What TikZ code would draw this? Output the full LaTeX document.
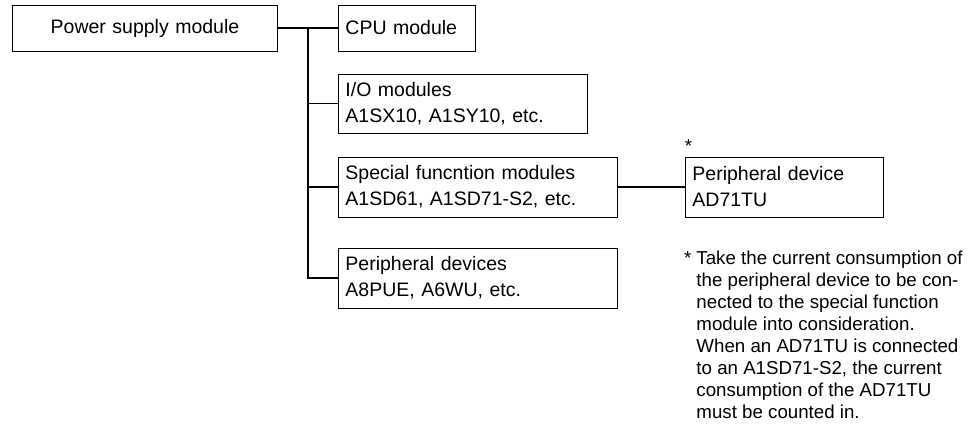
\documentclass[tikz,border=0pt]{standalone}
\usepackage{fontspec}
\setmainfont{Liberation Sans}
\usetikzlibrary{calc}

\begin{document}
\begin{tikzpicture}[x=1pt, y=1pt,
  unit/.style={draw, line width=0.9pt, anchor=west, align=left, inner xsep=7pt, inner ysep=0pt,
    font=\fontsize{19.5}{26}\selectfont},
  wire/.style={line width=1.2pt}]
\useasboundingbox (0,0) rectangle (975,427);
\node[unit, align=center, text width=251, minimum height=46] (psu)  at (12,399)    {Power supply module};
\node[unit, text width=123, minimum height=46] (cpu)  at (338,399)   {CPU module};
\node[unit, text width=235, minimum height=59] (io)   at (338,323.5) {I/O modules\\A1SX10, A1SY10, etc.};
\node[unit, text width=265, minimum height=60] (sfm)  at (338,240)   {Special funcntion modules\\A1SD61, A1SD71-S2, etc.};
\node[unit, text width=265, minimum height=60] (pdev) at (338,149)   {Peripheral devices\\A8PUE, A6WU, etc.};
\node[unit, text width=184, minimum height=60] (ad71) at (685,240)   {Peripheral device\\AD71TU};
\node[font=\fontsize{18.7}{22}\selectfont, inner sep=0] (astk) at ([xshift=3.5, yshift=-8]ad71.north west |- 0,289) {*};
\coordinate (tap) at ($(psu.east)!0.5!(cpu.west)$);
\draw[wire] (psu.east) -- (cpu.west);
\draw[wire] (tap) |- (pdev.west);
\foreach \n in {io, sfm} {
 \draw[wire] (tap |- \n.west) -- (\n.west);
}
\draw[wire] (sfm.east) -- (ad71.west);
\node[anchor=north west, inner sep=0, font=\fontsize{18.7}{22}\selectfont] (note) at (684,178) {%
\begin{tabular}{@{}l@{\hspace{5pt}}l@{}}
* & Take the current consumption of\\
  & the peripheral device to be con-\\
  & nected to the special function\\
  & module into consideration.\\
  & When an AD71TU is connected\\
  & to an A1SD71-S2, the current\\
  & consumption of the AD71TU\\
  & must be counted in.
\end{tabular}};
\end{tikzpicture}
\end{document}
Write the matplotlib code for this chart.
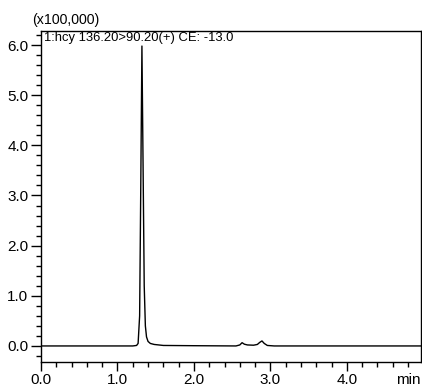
· · · ·
§ **Task description**
Pictures are not part of the copy; output everything else in the records exactly.

§ **Answer to the problem**
What TikZ code would draw this? Output the full LaTeX document.
\documentclass[tikz,border=0pt]{standalone}
\usepackage{fontspec}
\setmainfont{Liberation Sans}
\usetikzlibrary{calc}

\begin{document}
\begin{tikzpicture}[x=1pt, y=1pt,
  unit/.style={draw, line width=0.9pt, anchor=west, align=left, inner xsep=7pt, inner ysep=0pt,
    font=\fontsize{19.5}{26}\selectfont},
  wire/.style={line width=1.2pt}]
\useasboundingbox (0,0) rectangle (975,427);
\node[unit, align=center, text width=251, minimum height=46] (psu)  at (12,399)    {Power supply module};
\node[unit, text width=123, minimum height=46] (cpu)  at (338,399)   {CPU module};
\node[unit, text width=235, minimum height=59] (io)   at (338,323.5) {I/O modules\\A1SX10, A1SY10, etc.};
\node[unit, text width=265, minimum height=60] (sfm)  at (338,240)   {Special funcntion modules\\A1SD61, A1SD71-S2, etc.};
\node[unit, text width=265, minimum height=60] (pdev) at (338,149)   {Peripheral devices\\A8PUE, A6WU, etc.};
\node[unit, text width=184, minimum height=60] (ad71) at (685,240)   {Peripheral device\\AD71TU};
\node[font=\fontsize{18.7}{22}\selectfont, inner sep=0] (astk) at ([xshift=3.5, yshift=-8]ad71.north west |- 0,289) {*};
\coordinate (tap) at ($(psu.east)!0.5!(cpu.west)$);
\draw[wire] (psu.east) -- (cpu.west);
\draw[wire] (tap) |- (pdev.west);
\foreach \n in {io, sfm} {
 \draw[wire] (tap |- \n.west) -- (\n.west);
}
\draw[wire] (sfm.east) -- (ad71.west);
\node[anchor=north west, inner sep=0, font=\fontsize{18.7}{22}\selectfont] (note) at (684,178) {%
\begin{tabular}{@{}l@{\hspace{5pt}}l@{}}
* & Take the current consumption of\\
  & the peripheral device to be con-\\
  & nected to the special function\\
  & module into consideration.\\
  & When an AD71TU is connected\\
  & to an A1SD71-S2, the current\\
  & consumption of the AD71TU\\
  & must be counted in.
\end{tabular}};
\end{tikzpicture}
\end{document}
Write the matplotlib code for this chart.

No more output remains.